Jeanneau Beniguet

Development
- Location: France
- Year: 1970
- Builder: Jeanneau
- Role: Day sailer-cruiser
- Name: Jeanneau Beniguet

Boat
- Displacement: 838 lb (380 kg)
- Draft: 1.64 ft (0.50 m)

Hull
- Type: monohull
- Construction: fiberglass
- LOA: 15.75 ft (4.80 m)
- LWL: 14.00 ft (4.27 m)
- Beam: 6.56 ft (2.00 m)
- Engine: optional diesel engine

Hull appendages
- Keel: long keel
- Ballast: 287 lb (130 kg)
- Rudder: transom-mounted rudder

Rig
- Rig type: Bermuda rig

Sails
- Sailplan: fractional rigged sloop
- Total sail area: 129.00 sq ft (11.984 m^{2})

= Jeanneau Beniguet =

Sailboat class

The Jeanneau Beniguet is a French trailerable sailboat that was designed as a day sailer and pocket cruiser, first built in 1970.

==Production==
The design was built by Jeanneau in France, starting in 1970, but it is now out of production.

==Design==
The Beniguet is a recreational keelboat, built predominantly of fiberglass, with wood trim. It has a fractional sloop rig. The hull has a raked stem, an angled transom, a transom-hung rudder controlled by a tiller and a fixed long keel. It displaces 838 lb and carries 287 lb of ballast.

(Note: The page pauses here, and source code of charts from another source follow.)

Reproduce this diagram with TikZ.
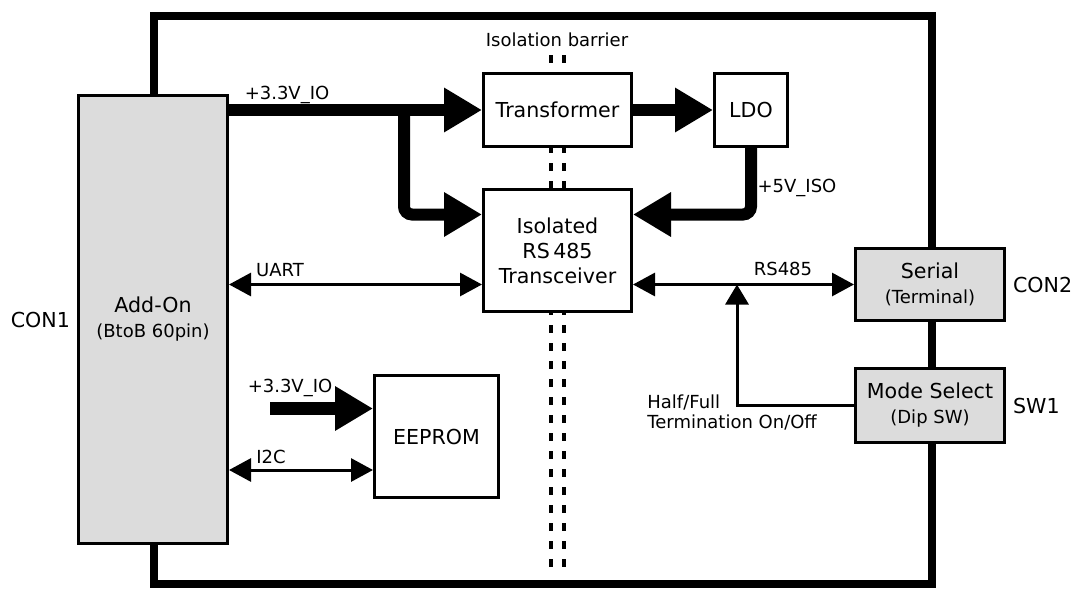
\documentclass[tikz,border=0pt]{standalone}
\usepackage{fontspec}
\setmainfont{DejaVu Sans}
\usetikzlibrary{arrows.meta, positioning}
\definecolor{boxgray}{HTML}{DCDCDC}
\newcommand{\lblfont}{\fontsize{9}{10}\selectfont}
\newcommand{\boxfont}{\fontsize{10.3}{12.5}\selectfont}

\begin{document}
\begin{tikzpicture}[
        x=0.5pt, y=-0.5pt,
        block/.style={draw, line width=1.5pt, fill=white, align=center, inner sep=0pt, font=\boxfont},
        conn/.style={block, fill=boxgray},
        lbl/.style={font=\lblfont, inner sep=0pt},
        power/.style={line width=6pt, -{Triangle[length=19pt, width=21pt]}},
        signal/.style={line width=1.5pt, {Triangle[length=11pt, width=11.5pt]}-{Triangle[length=11pt, width=11.5pt]}},
        barrier/.style={line width=1.75pt, dash pattern=on 4pt off 5pt}
    ]
        \useasboundingbox (0,0) rectangle (1072,589);

        % board outline and isolation barrier
        \draw[line width=4pt] (153.5,16) rectangle (932,584);
        \draw[barrier] (551,55) -- (551,567);
        \draw[barrier] (564,55) -- (564,567);
        \node[lbl] (iso) at (557,40) {Isolation barrier};

        \node[conn, minimum width=74.5pt, minimum height=224pt] (addon) at (153,319.5) {Add-On\\{\lblfont (BtoB 60pin)}};
        \node[block, minimum width=74pt, minimum height=36.5pt] (xfmr) at (557.5,110) {Transformer};
        \node[block, right=40pt of xfmr, minimum width=36.5pt, minimum height=36.5pt] (ldo) {LDO};
        \node[block, below=20pt of xfmr, minimum width=74pt, minimum height=61pt] (xcvr) {Isolated\\RS\,485\\Transceiver};
        \node[block, minimum width=62pt, minimum height=61pt] (eeprom) at (436.5,436.5) {EEPROM};
        \node[conn, minimum width=74.5pt, minimum height=36pt] (serial) at (930,284.5) {Serial\\{\lblfont (Terminal)}};
        \node[conn, below=22.5pt of serial, minimum width=74.5pt, minimum height=37pt] (mode) {Mode Select\\{\lblfont (Dip SW)}};

        \node[font=\boxfont, left=0pt of addon] (con1) {CON1};
        \node[font=\boxfont, right=0pt of serial] (con2) {CON2};
        \node[font=\boxfont, right=0pt of mode] (sw1) {SW1};

        % power
        \coordinate (split) at (404,110);
        \draw[power] (xfmr.west -| addon.east) -- (xfmr.west);
        \draw[power, rounded corners=4pt] (split) |- ([yshift=18pt]xcvr.west);
        \draw[power] (xfmr) -- (ldo);
        \draw[power, rounded corners=4pt] (ldo.south) |- ([yshift=18pt]xcvr.east);
        \node[lbl] (v33a) at (287,95) {+3.3V\_IO};
        \node[lbl] (v5) at (797,188) {+5V\_ISO};

        % signals
        \draw[signal] (serial.west -| addon.east) -- (serial.west -| xcvr.west);
        \node[lbl] (uart) at (280,270) {UART};
        \draw[signal] (serial.west -| xcvr.east) -- (serial.west);
        \node[lbl] (rs485) at (783,269) {RS485};
        \coordinate (tap) at (737,284.5);
        \draw[line width=1.5pt, -{Triangle[length=10pt, width=11.5pt]}] (mode.west) -| (tap);
        \node[lbl, anchor=west, align=left] (term) at (647,412) {Half/Full\\Termination On/Off};

        % eeprom
        \coordinate (ee3v) at (270,408.5);
        \coordinate (i2c) at ([yshift=-16.75pt]eeprom.west);
        \draw[power, line width=6.5pt] (ee3v) -- (ee3v -| eeprom.west);
        \node[lbl] (v33b) at (290,388) {+3.3V\_IO};
        \draw[signal] (i2c -| addon.east) -- (i2c);
        \node[lbl] (i2clbl) at (271,457) {I2C};
    \end{tikzpicture}
\end{document}
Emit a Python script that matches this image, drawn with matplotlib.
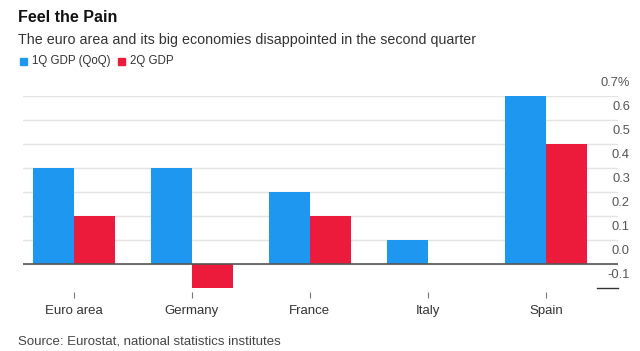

The boat has a draft of 1.64 ft with the standard keel, allowing operation in shallow water, or ground transportation on a trailer.

When new, the boat could be factory optionally equipped with a diesel inboard engine for docking and maneuvering.

The design has sleeping accommodation for two people, with a double "V"-berth in the cabin.

The design has a hull speed of 5.02 kn.